Local 98 re-emerges with new tactics for a new year, as a federal probe lingers | Clout
Local 98 is back with its performance theater protests of non-union job sites, State Rep. Daryl Metcalfe (R) goes for the committee chairmanship with jurisdiction over gun control.
No more keeping quiet for Local 98 of the International Brotherhood of Electrical Workers and the Philadelphia Building and Construction Trades Council.
John “Johnny Doc” Dougherty, leader of both, on Thursday painted 2019 as his return to public prominence. And he did it with a retooled holiday song, accusing a developer of building mold-blighted, high-end apartments with mostly nonunion help, of course.
Local 98 had retreated from its pugnacious publicity stunts in recent years as federal investigators probed the union’s business dealings, tapping telephones for Dougherty and others.
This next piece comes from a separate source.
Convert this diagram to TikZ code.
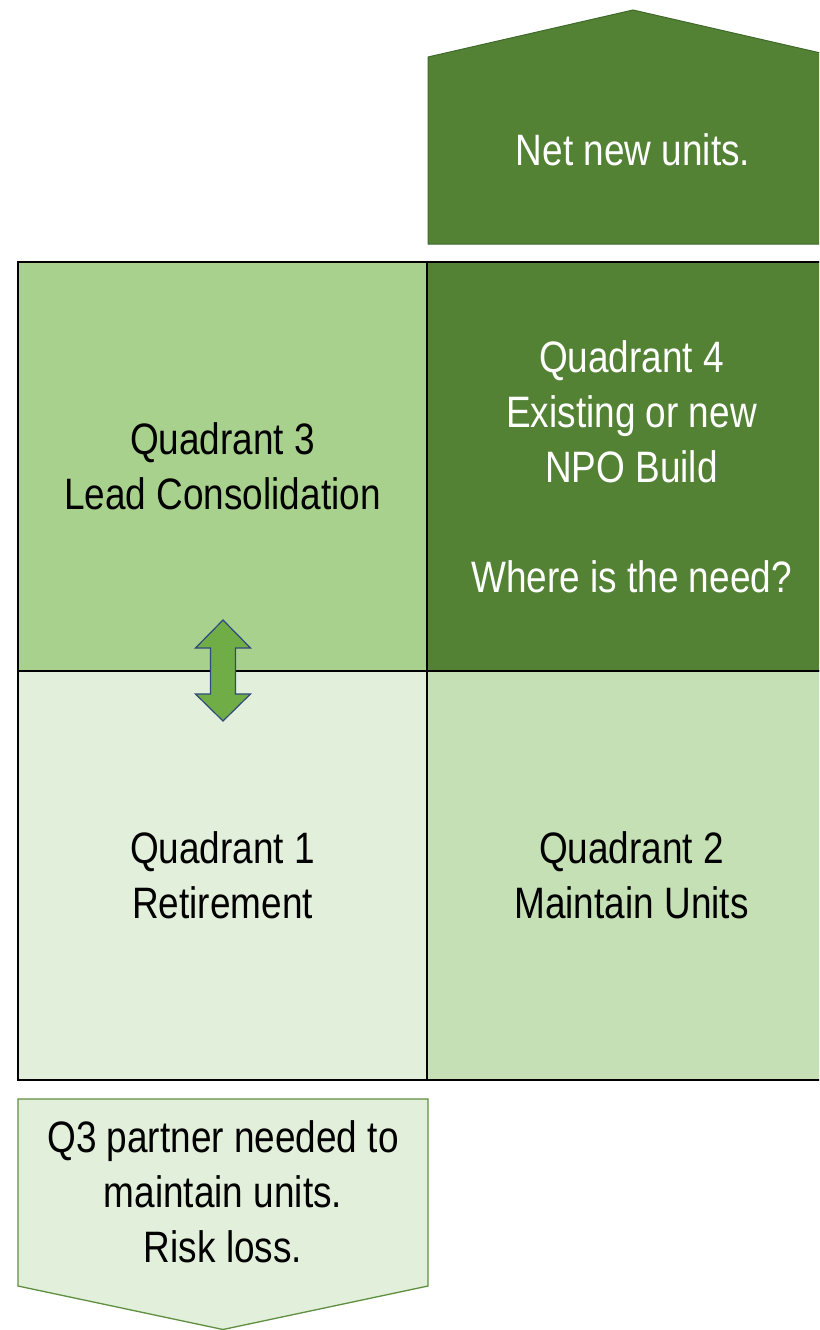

New Year, new tactics, Dougherty declared.
“It’s going to be a big year for us,” Dougherty said, noting the unions will use fewer picket lines and more social media and marketing, along with litigation. “More protests. More lawsuits. The whole nine yards.”
There has been widespread speculation that 2019 could be a jolting year for Local 98. But Dougherty, who also receded from public view while dealing with his wife’s longtime health issues, sees only good news as the calendar flips over to 2019 on Tuesday.
“I’ve had a couple of issues in the last few years, both legal and health-wise,” he said. “This is a good year. It’s a good start.”
Thursday’s publicity stunt, well-attended by reporters in a notoriously slow week for news, found Dougherty and about 50 union leaders and members standing at Fifth and Race Streets, listening to a performance of “Baby, There’s Mold Inside,” sung to the tune of “Baby, It’s Cold Outside.” Behind them, a four-story, 216-unit apartment building was being constructed by mostly nonunion workers.
The singers were backed up by men in Grinch masks and Santa suits, holding poster-size pictures of what Dougherty claimed were moldy conditions photographed inside the construction site by union spies working on the job.
Dougherty, who played a significant role in helping Mayor Jim Kenney win the 2015 Democratic primary, repeatedly said the mayor listens to union concerns even as his administration is slow to act on them. Speaking of that, a term common to federal investigations found its way into Dougherty’s explanation.
“We believe this administration has the will to make the changes," Dougherty said of unsafe construction conditions. “This is a serious issue that I handle all the time or I face all the time, not this flagrant ... not this, in a racketeering-type way.”
Mayoral spokesperson Deana Gamble, told of Dougherty’s comments, said, “The city takes all matters of building safety very seriously and investigates every complaint of unsafe working/building conditions made by union representatives or the general public.”
Gamble added that the Department of Licenses and Inspections investigated an Oct. 17 complaint on Oct. 24 about the construction site where Dougherty held his yuletide demonstration. Inspectors found repairs in progress to remediate the mold problem, so no violations were issued and the matter was closed, she said. (We’re not mathematicians, but that adds up to a seven-day response. Not too shabby.)
Metcalfe on the move?
Clout hears State Rep. Daryl Metcalfe is angling to become chairman of the state House’s Judiciary Committee.
Metcalfe is an ultra-conservative Republican from Butler County’s Cranberry Township, 18 miles north of Pittsburgh and 266 miles west of Philadelphia. But he’s been known to live rent-free in the antagonized minds of progressives across the state.
He bragged earlier this year about using his post as chairman of the House’s State Government Committee to "block all substantive Democratic legislation.” He also flirted on social media with a conspiracy theory about a school shooting in Florida in February that claimed 17 lives. And there was that time last year when he freaked out because a Democratic colleague touched his arm.
Metcalfe, with two decades of accumulated seniority, has the pull to land the Judiciary chairmanship. But only if House Speaker Mike Turzai, who is expected to win another term in that post on Tuesday, selects him for the post, which is vacant because the last chairman, State Rep. Ron Marsico, a Harrisburg Republican, did not seek a new term this year.
Metcalfe, who didn’t respond to our hails, holds a gun-rights rally at the Capitol every year. Any legislation impacting gun owners would have to pass through the Judiciary Committee. He took to social media in June to assail the committee for “legislative shenanigans and sleight of hand” after it narrowly voted to outlaw rapid-fire “bump stocks” that can make a semi-automatic rifle fire similarly to an fully-automatic rifle.
The legislation later stalled in Harrisburg but President Donald Trump’s administration earlier this month moved to ban bump stocks nationwide.